At-Scale OCR Of Television News: 18.8 Billion Seconds Of Global Television News OCR'd For $71K Vs $47M

We are tremendously excited to announce today that in collaboration with the Internet Archive's Television News Archive, we have completed full-screen OCR over the complete Archive spanning more than 300 channels from 50 countries on 5 continents over the past quarter-century, totaling 18.8 billion total seconds of airtime (314M minutes / 5.24M hours) over 7.6 million broadcasts in what we believe to be one of the largest multilingual OCR initiatives ever applied to global television news. This enormous initiative was only possible due to a powerfully innovative new OCR workflow based on GCP's Cloud Vision AI API that reduced the cost from $47.14M to just $71,236. Had we OCR'd the entire archive through GCP Cloud Video, it would have cost $47.14M ($0.15/min) (though with per-frame results rather than per-second), while OCR'ing the videos as 1fps still frames through Cloud Vision would have cost $11.32M ($1.50/1000 images for the first 5M images, then $0.60/1000 images).
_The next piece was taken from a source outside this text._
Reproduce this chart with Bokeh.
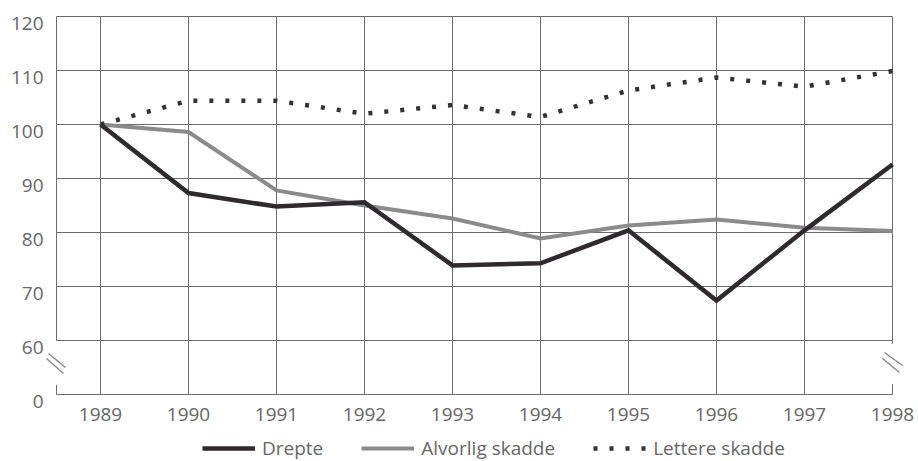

Instead, using our powerful new montage workflow, we were able to OCR all 18.8 billion 1fps frames through just 123.73 million montage frames, reducing the final cost to just $71,236. We are currently analyzing the massive resulting archive of OCR JSON annotation files produced and over the coming weeks will be reporting our first statistics and initial analyses from this vast archive. It is a truly incredible testament to the groundbreaking potential of modern computer vision AI systems that through a creative and novel workflow we were able to OCR the entire 18.8-billion-second TV News Archive for the first time in its quarter-century history and do so for just $71,236.